--- begin Supplied material ---
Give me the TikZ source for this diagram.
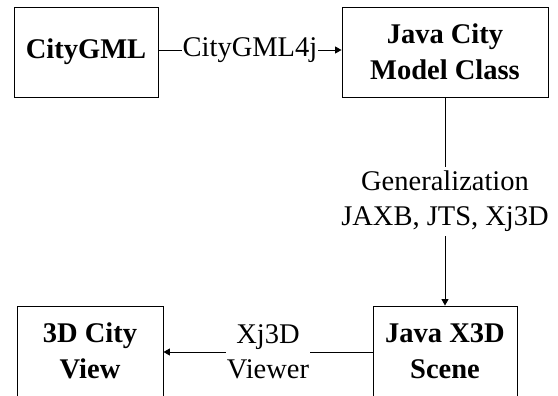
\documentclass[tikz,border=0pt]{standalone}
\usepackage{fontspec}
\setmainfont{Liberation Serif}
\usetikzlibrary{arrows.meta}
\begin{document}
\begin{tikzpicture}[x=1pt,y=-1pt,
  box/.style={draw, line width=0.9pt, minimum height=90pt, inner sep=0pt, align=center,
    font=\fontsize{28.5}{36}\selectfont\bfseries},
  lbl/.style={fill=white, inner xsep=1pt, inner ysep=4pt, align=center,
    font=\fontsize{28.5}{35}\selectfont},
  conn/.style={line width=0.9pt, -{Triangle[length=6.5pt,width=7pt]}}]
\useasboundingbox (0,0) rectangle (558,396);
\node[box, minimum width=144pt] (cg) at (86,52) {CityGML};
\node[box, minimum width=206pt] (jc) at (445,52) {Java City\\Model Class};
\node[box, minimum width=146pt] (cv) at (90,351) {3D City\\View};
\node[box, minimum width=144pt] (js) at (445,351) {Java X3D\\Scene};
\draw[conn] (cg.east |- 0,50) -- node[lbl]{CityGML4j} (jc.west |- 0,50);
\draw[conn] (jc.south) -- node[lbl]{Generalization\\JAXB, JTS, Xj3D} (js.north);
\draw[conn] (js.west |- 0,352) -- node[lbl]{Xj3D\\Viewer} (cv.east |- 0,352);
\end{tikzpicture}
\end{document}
--- end Supplied material ---
--- begin Supplied material ---
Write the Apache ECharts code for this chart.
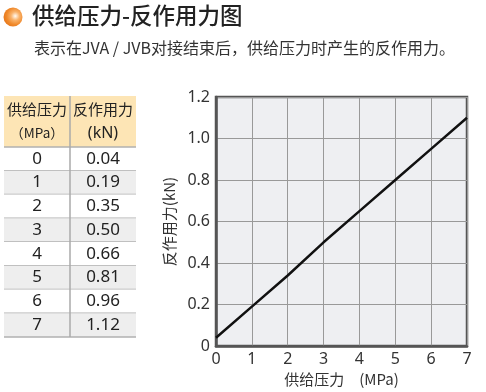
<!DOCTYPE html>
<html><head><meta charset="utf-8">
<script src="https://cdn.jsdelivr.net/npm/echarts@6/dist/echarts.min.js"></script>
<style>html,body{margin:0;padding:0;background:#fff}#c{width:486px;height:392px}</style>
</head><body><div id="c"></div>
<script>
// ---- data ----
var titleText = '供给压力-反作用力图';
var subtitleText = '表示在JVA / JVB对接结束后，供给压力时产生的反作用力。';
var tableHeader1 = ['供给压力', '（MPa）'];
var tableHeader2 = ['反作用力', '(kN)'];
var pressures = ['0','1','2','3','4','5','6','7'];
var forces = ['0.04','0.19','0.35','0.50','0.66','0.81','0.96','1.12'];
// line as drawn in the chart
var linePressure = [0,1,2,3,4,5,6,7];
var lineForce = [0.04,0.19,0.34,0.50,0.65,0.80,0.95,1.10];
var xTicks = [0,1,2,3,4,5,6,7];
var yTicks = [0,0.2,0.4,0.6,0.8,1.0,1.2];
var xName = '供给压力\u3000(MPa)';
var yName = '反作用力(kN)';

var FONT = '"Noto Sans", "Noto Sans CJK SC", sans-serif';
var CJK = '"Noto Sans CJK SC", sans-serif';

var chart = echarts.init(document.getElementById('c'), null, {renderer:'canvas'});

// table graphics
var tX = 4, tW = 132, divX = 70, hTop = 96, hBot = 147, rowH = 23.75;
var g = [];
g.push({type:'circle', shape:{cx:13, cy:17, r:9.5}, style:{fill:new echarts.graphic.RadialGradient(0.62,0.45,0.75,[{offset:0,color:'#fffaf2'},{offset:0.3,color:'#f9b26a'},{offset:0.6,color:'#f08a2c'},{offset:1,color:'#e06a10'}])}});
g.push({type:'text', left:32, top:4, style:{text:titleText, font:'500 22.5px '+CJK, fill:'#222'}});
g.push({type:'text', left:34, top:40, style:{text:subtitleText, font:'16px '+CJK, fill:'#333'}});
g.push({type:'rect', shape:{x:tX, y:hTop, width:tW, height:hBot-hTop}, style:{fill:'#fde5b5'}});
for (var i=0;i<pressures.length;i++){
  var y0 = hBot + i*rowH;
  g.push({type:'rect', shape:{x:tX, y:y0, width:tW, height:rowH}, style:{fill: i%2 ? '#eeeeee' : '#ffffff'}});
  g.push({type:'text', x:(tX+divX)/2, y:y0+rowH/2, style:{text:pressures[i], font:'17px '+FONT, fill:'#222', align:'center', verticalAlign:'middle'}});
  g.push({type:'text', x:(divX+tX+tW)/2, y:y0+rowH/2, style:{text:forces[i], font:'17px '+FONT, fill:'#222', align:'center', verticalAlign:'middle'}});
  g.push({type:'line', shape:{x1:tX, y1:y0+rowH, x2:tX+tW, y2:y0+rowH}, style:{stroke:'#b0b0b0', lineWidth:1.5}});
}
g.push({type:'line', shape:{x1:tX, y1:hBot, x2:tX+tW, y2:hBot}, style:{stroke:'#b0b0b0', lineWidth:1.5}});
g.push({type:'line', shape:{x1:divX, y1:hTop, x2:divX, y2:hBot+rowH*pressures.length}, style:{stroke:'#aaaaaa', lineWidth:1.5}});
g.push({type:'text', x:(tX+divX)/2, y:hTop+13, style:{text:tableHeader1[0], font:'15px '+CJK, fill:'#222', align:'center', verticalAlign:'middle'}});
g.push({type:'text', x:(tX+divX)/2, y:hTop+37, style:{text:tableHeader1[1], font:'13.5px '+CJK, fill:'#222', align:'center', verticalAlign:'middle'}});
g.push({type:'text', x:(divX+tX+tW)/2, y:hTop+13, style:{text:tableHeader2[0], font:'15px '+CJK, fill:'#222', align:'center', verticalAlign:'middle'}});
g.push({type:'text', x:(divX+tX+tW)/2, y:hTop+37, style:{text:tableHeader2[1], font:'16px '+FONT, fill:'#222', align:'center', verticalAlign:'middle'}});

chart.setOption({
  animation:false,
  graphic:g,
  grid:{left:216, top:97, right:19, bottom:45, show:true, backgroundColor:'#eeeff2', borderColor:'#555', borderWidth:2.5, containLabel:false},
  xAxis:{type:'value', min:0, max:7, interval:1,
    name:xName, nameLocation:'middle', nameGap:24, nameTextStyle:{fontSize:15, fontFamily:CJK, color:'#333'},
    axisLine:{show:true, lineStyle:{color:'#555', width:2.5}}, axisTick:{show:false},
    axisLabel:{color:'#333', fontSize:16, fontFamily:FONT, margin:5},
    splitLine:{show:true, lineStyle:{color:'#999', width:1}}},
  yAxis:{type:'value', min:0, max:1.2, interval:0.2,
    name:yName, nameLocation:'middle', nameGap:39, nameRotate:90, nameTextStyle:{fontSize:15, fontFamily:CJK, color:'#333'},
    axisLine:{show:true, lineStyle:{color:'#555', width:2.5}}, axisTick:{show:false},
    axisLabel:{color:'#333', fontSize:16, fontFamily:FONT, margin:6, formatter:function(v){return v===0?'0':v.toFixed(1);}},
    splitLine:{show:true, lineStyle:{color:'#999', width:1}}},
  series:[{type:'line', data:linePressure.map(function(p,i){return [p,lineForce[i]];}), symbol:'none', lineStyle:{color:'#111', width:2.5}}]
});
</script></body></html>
--- end Supplied material ---
For the listing above, identify each line bearing "this".

Give me the TikZ source for this diagram.
Write the Apache ECharts code for this chart.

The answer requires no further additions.